New York Daily News - http://www.nydailynews.com

W pushes envelope on U.S. spying 
BY JAMES GORDON MEEK
DAILY NEWS WASHINGTON BUREAU 
Thursday, January 4th, 2007 

WASHINGTON - President Bush has quietly claimed sweeping new powers to open
Americans' mail without a judge's warrant, the Daily News has learned. 

The President asserted his new authority when he signed a postal reform bill
into law on Dec. 20. Bush then issued a "signing statement" that declared
his right to open people's mail under emergency conditions. 

That claim is contrary to existing law and contradicted the bill he had just
signed, say experts who have reviewed it. 

Bush's move came during the winter congressional recess and a year after his
secret domestic electronic eavesdropping program was first revealed. It
caught Capitol Hill by surprise. 

"Despite the President's statement that he may be able to circumvent a basic
privacy protection, the new postal law continues to prohibit the government
from snooping into people's mail without a warrant," said Rep. Henry Waxman
(D-Calif.), the incoming House Government Reform Committee chairman, who
co-sponsored the bill. 

Experts said the new powers could be easily abused and used to vacuum up
large amounts of mail. 

"The [Bush] signing statement claims authority to open domestic mail without
a warrant, and that would be new and quite alarming," said Kate Martin,
director of the Center for National Security Studies in Washington. 

"The danger is they're reading Americans' mail," she said. 

"You have to be concerned," agreed a career senior U.S. official who
reviewed the legal underpinnings of Bush's claim. "It takes Executive Branch
authority beyond anything we've ever known." 

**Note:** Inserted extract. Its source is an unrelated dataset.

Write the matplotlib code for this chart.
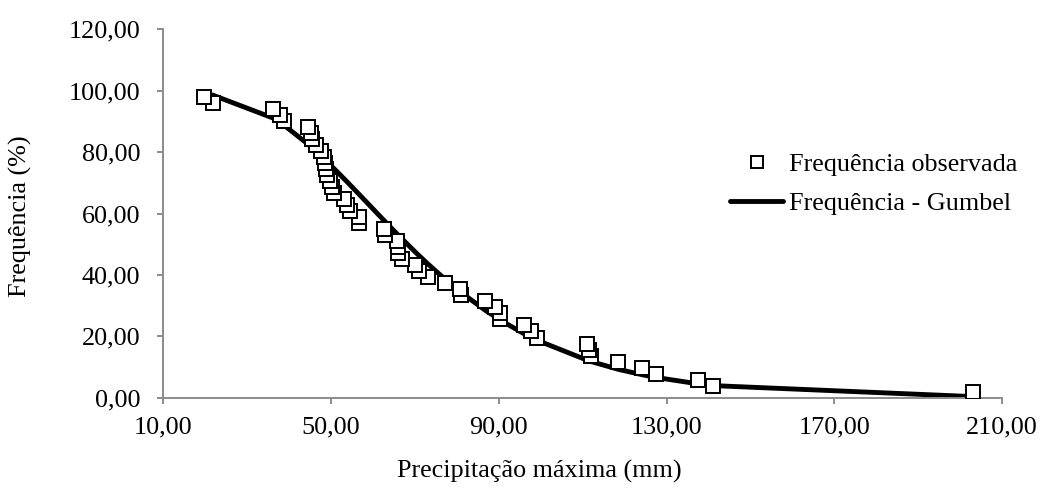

A top Senate Intelligence Committee aide promised, "It's something we're
going to look into." 

Most of the Postal Accountability and Enhancement Act deals with mundane
reform measures. But it also explicitly reinforced protections of
first-class mail from searches without a court's approval. 

Yet in his statement Bush said he will "construe" an exception, "which
provides for opening of an item of a class of mail otherwise sealed against
inspection in a manner consistent ... with the need to conduct searches in
exigent circumstances." 

Bush cited as examples the need to "protect human life and safety against
hazardous materials and the need for physical searches specifically
authorized by law for foreign intelligence collection." 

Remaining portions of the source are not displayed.